You can also group evidence by theme:
- Military: standing armies, gunpowder weapons, naval expansion.
- Economic: taxation, trade, colonial wealth, tribute systems.
- Political: bureaucracies, centralized courts, legal systems.
- Religious: state churches, religious conformity, legitimacy.
A strong comparative paragraph may say that while European states often faced intense interstate rivalry, large Asian empires focused more on internal administration and controlling diverse populations. That is a generalization, so it should always be supported with specific examples.
Conclusion 🎯
Early modern states between $1450$ and $1789$ show a major shift in world history: rulers across many regions tried to build stronger, more organized governments. They did this through taxation, armies, bureaucracy, law, religion, and imperial expansion. Some states became more centralized; others balanced central authority with local autonomy. For IB History SL, this topic is important because it helps you compare regions, explain causes, and build historical arguments across a broad world history framework. If you remember one big idea, it is this: state power grew in different ways, but everywhere it was shaped by war, wealth, and the need to govern diverse people and lands.
Study Notes
- Early modern states grew stronger between $1450$ and $1789$ through centralization, taxation, bureaucracy, and military expansion.

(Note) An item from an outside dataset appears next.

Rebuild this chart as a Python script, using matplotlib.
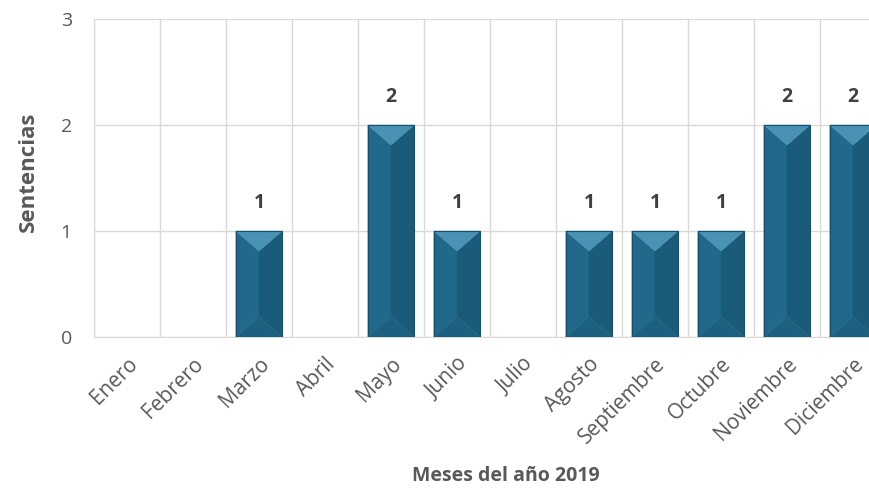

- Important terms include centralization, bureaucracy, absolutism, dynastic state, and standing army.
- War was a major cause of state growth because warfare required more money, soldiers, and administration.
- Religion influenced state building through legitimacy, reform, conflict, and state control of belief.
- Examples of early modern states include France, the Ottoman Empire, the Mughal Empire, the Qing dynasty, Spain, and the Dutch Republic.
- Not all states developed in the same way; comparison is essential in IB History SL.
- Strong essays should explain causes, change over time, continuity, and significance.
- Evidence matters most when it is used to support an argument, not just listed.
- This topic connects to world history because it shows political change across multiple regions and empires.